In a regular cake pan 9 by 13 glass pan it takes 25 minutes at 325 degrees.
The whole cake fits into my fiestaware 9" square baking pan. It bakes without going over the sides, but I don't know how long it takes to bake. It is somewhat thicker than a regular cake.
I tried 30 minutes and it was totally raw in the middle. I didn't know it was still raw and let it cool. So I couldn't put it back in the oven at that point. I can't use the toothpick method because I use a cake mix with mini chocolate chips in it and if you stick one of those that's melted it "appears" not done when it might be done.
My DIL says to bake it 55 minutes. I think that is too long and it would dry out.

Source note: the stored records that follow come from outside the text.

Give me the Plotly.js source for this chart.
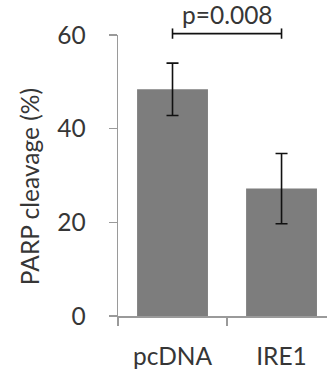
<!DOCTYPE html>
<html>
<head>
<meta charset="utf-8">
<script src="https://cdn.plot.ly/plotly-3.0.1.min.js"></script>
<style>html,body{margin:0;padding:0;background:#fff;}#chart{width:327px;height:375px;}</style>
</head>
<body>
<div id="chart"></div>
<script>
// Data
const categories = ["pcDNA", "IRE1"];
const values = [48.4, 27.2];
const errors = [5.6, 7.5];
const yTicks = [0, 20, 40, 60];
const pLabel = "p=0.008";
const bracketY = 60.3;
const yTitle = "PARP cleavage (%)";

const yRange = [0, 60];
const toPaper = v => (v - yRange[0]) / (yRange[1] - yRange[0]);
const FONT = "Lato, 'Open Sans', sans-serif";
const TXT = "#363636";
const AX = "#9a9a9a";
const FS = 24.5;

const trace = {
  type: "bar",
  x: categories,
  y: values,
  width: 0.65,
  marker: {color: "#7d7d7d", line: {width: 0}},
  error_y: {type: "data", array: errors, visible: true, color: "#111", thickness: 1.6, width: 6},
  hoverinfo: "none"
};

const capHalf = 1.1;
const layout = {
  width: 327, height: 375,
  margin: {l: 118, r: 0, t: 34.5, b: 59},
  paper_bgcolor: "#fff", plot_bgcolor: "#fff",
  showlegend: false,
  font: {family: FONT, size: FS, color: TXT},
  xaxis: {
    type: "category",
    range: [-0.5, 1.417],
    showline: true, linecolor: AX, linewidth: 1.5,
    ticks: "outside", ticklen: 8, tickcolor: AX, tickwidth: 1.5,
    tickson: "boundaries",
    showgrid: false, zeroline: false,
    ticklabelstandoff: 18,
    tickfont: {family: FONT, size: FS, color: TXT}
  },
  yaxis: {
    range: yRange,
    tickvals: yTicks,
    showline: true, linecolor: AX, linewidth: 1.5,
    ticks: "outside", ticklen: 8, tickcolor: AX, tickwidth: 1.5,
    showgrid: false, zeroline: false,
    ticklabelstandoff: 18,
    tickfont: {family: FONT, size: FS, color: TXT}
  },
  shapes: [
    {type: "line", xref: "x", yref: "paper", x0: 0, x1: 1, y0: toPaper(bracketY), y1: toPaper(bracketY), line: {color: "#111", width: 1.6}},
    {type: "line", xref: "x", yref: "paper", x0: 0, x1: 0, y0: toPaper(bracketY - capHalf), y1: toPaper(bracketY + capHalf), line: {color: "#111", width: 1.6}},
    {type: "line", xref: "x", yref: "paper", x0: 1, x1: 1, y0: toPaper(bracketY - capHalf), y1: toPaper(bracketY + capHalf), line: {color: "#111", width: 1.6}}
  ],
  annotations: [
    {xref: "x", yref: "paper", x: 0.5, y: toPaper(bracketY), text: pLabel, showarrow: false, yanchor: "bottom", yshift: 3,
     font: {family: FONT, size: FS, color: TXT}},
    {xref: "paper", yref: "paper", x: -0.426, y: 0.462, text: yTitle, textangle: -90, showarrow: false,
     xanchor: "center", yanchor: "middle", font: {family: FONT, size: FS, color: TXT}}
  ]
};

Plotly.newPlot("chart", [trace], layout, {displayModeBar: false, staticPlot: true});
</script>
</body>
</html>
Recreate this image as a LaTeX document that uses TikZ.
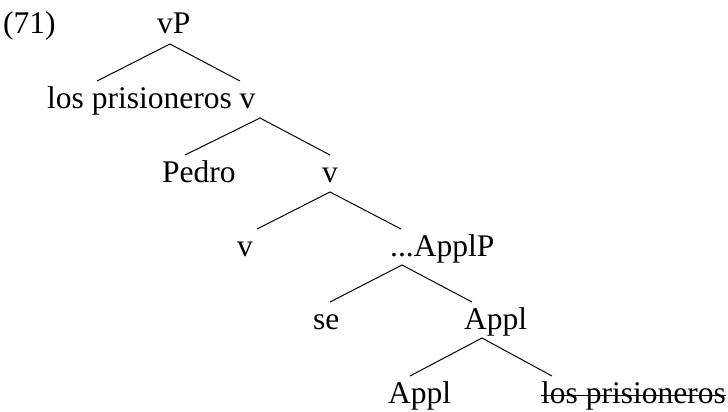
\documentclass[tikz,border=0pt]{standalone}
\usepackage{fontspec}
\setmainfont{Liberation Serif}
\begin{document}
\begin{tikzpicture}[x=1pt,y=-1pt,
  lbl/.style={anchor=base west,inner sep=0pt,font=\fontsize{31.5}{38}\selectfont},
  branch/.style={line width=1pt}]
\useasboundingbox (0,0) rectangle (728,412);
% labels
\node[lbl] (ex)   at (3,34)    {(71)};
\node[lbl] (vP)   at (157,34)  {vP};
\node[lbl] (lp1)  at (47,108)  {los prisioneros v};
\node[lbl] (pedro) at (162,182) {Pedro};
\node[lbl] (v1)   at (322,182) {v};
\node[lbl] (v2)   at (237,256) {v};
\node[lbl] (applP) at (390,256) {...ApplP};
\node[lbl] (se)   at (313,329) {se};
\node[lbl] (appl1) at (464,329) {Appl};
\node[lbl] (appl2) at (388,403) {Appl};
\node[lbl] (lp2)  at (541,403) {los prisioneros};
% branch points
\coordinate (a1) at (170,44);  \coordinate (a1l) at (97,81);   \coordinate (a1r) at (240,81);
\coordinate (a2) at (260,118); \coordinate (a2l) at (185,155); \coordinate (a2r) at (330,155);
\coordinate (a3) at (330,192); \coordinate (a3l) at (257,229); \coordinate (a3r) at (401,229);
\coordinate (a4) at (402,265); \coordinate (a4l) at (330,302); \coordinate (a4r) at (472,302);
\coordinate (a5) at (482,338); \coordinate (a5l) at (410,376); \coordinate (a5r) at (552,376);
\foreach \a in {a1,a2,a3,a4,a5}{
  \draw[branch] (\a l) -- (\a) -- (\a r);
}
% strike-through
\draw[line width=1pt] ([yshift=8pt]lp2.base west) -- ([yshift=8pt]lp2.base east);
\end{tikzpicture}
\end{document}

I might just make a different kind next time so I can use the toothpick method.
How long do you think it would take to bake?
12-09-2014 09:54 AM
At least 40 or 45?
Can you test it by looking at the top or touching it to see if it bounces back to the touch? Does it pull away from the sides?
12-09-2014 09:58 AM
Pumpkin is so dense I'm not sure 55 would be too long. I'd keep stabbing the toothpicks in until I found a spot that didn't have a chip. I would test it at 10 minute intervals after 40 minutes.
12-09-2014 10:06 AM
I, too, would start testing (in the center) @ 45 minutes. Depending on how the toothpick looked after the first test, though, would determine at what interval you might want to test again.
12-09-2014 10:10 AM
Thank you. Well, I scooped out the middle and we ate the strip around the edge. LOL
12-09-2014 10:12 AM
On 12/9/2014 mima said:Thank you. Well, I scooped out the middle and we ate the strip around the edge. LOL
lol
12-09-2014 10:15 AM
Sometimes cakes made in a smaller pan just really don't get done in the middle before the edges are dried out. Test by feeling of the middle, see if it springs back, and by sticking a toothpick in to see if it comes out clean or not and not wet and sticky.
GOOD LUCK!
12-09-2014 10:17 AM
On 12/9/2014 brii said:On 12/9/2014 mima said:Thank you. Well, I scooped out the middle and we ate the strip around the edge. LOL
lol
I'm just glad we didn't have company!
12-09-2014 10:18 AM
On 12/9/2014 Sooner said:Sometimes cakes made in a smaller pan just really don't get done in the middle before the edges are dried out. Test by feeling of the middle, see if it springs back, and by sticking a toothpick in to see if it comes out clean or not and not wet and sticky.
GOOD LUCK!
I was wondering about that.
12-09-2014 10:21 AM
On 12/9/2014 mima said:On 12/9/2014 brii said:On 12/9/2014 mima said:Thank you. Well, I scooped out the middle and we ate the strip around the edge. LOL
lolI'm just glad we didn't have company!
You can't risk it.
I used to make the most delicious pound cake. It baked for over an hour, but 9 times out of 10, the center was raw. The top would be burning and the inside was raw. No matter what I did, I couldn't get that cake to bake properly.
One time I took it to someone's house, and there was a raw spot. I had to stop making it.